Gibraltar is about to get a major glow-up in everyday life: from 15 July, border controls with Spain are set to disappear, meaning thousands of workers who currently slog through daily frontier queues could finally move more freely. For people like commuter Shilpi Chotrani, who bikes in from the Spanish town of La Línea, it’s basically the end of a very annoying ritual. Local officials are also selling it as a huge economic win for a region with high unemployment, because so much of the area’s money depends on Gibraltar’s jobs and businesses.
But in the comments? Absolute border-chaos energy. One user cut through all the diplomatic fanfare with the world’s most brutally boring travel review, saying the crossing was basically just a passport scan, a "5 second look," and then getting waved through anyway — which turned the whole border into a bit of a meme. Others went straight for the historical jugular, calling the dispute over who Gibraltar “belongs” to absurd and reviving the never-ending Spain-vs-Britain sovereignty fight. One commenter bluntly said it should simply be returned to Spain, while another framed the deal as a humiliating Brexit loss for the UK because British travellers will now face checks when entering via Gibraltar.
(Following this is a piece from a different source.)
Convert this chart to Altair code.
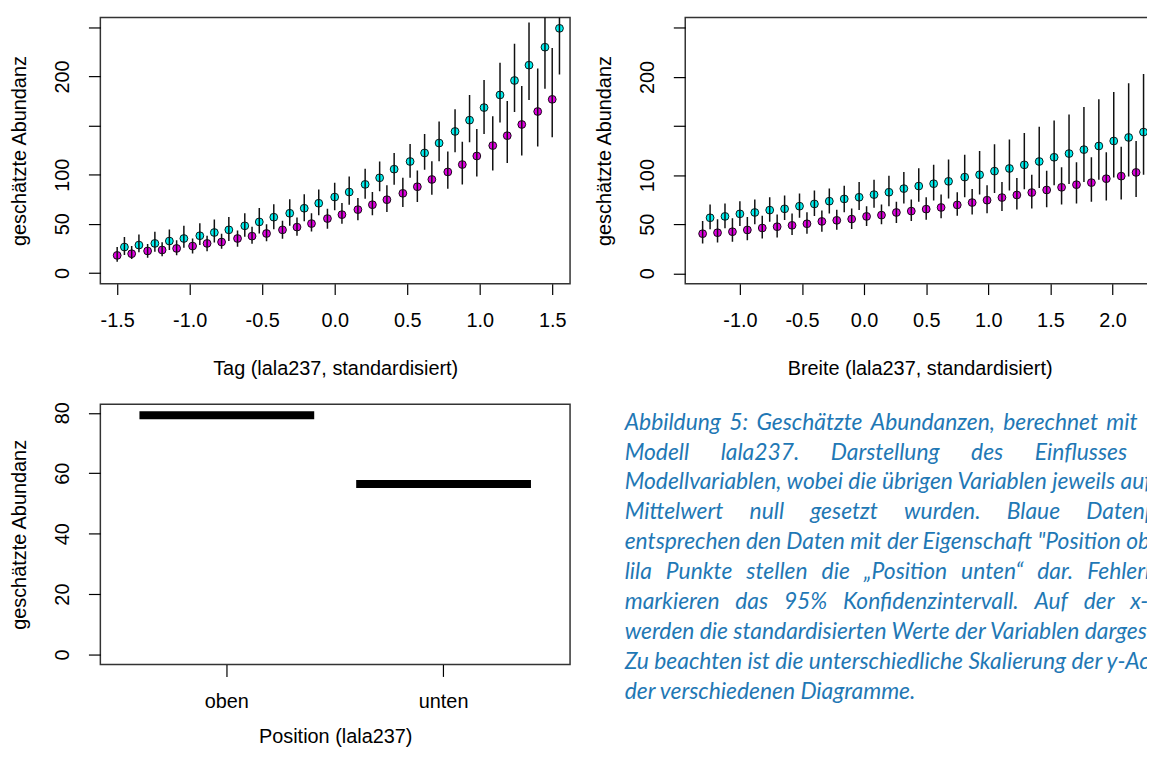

So yes, officials are calling it historic and locals are cheering easier movement. But online, the real show is the mix of colonial guilt, Brexit point-scoring, and people basically asking: if the border was this flimsy already, what exactly were we fighting about all these years?
Key Points
- •Gibraltar is scheduled to remove border controls with Spain from 15 July under a post-Brexit agreement between the EU and the UK.
- •Around 15,000 Spaniards cross into Gibraltar for work during rush hours, and the current frontier often causes long queues.
- •The change is expected to benefit the economy of La Línea de la Concepción, where unemployment is close to 30% and many businesses depend on Gibraltar-based clients.
- •After years of negotiation, the solution aligns Gibraltar with the European customs union and the Schengen free travel zone.
- •Travellers arriving in Gibraltar from outside Schengen, including the UK, will still undergo passport checks by Gibraltarian and Spanish officials at the airport and port, while parliamentary approvals remain pending.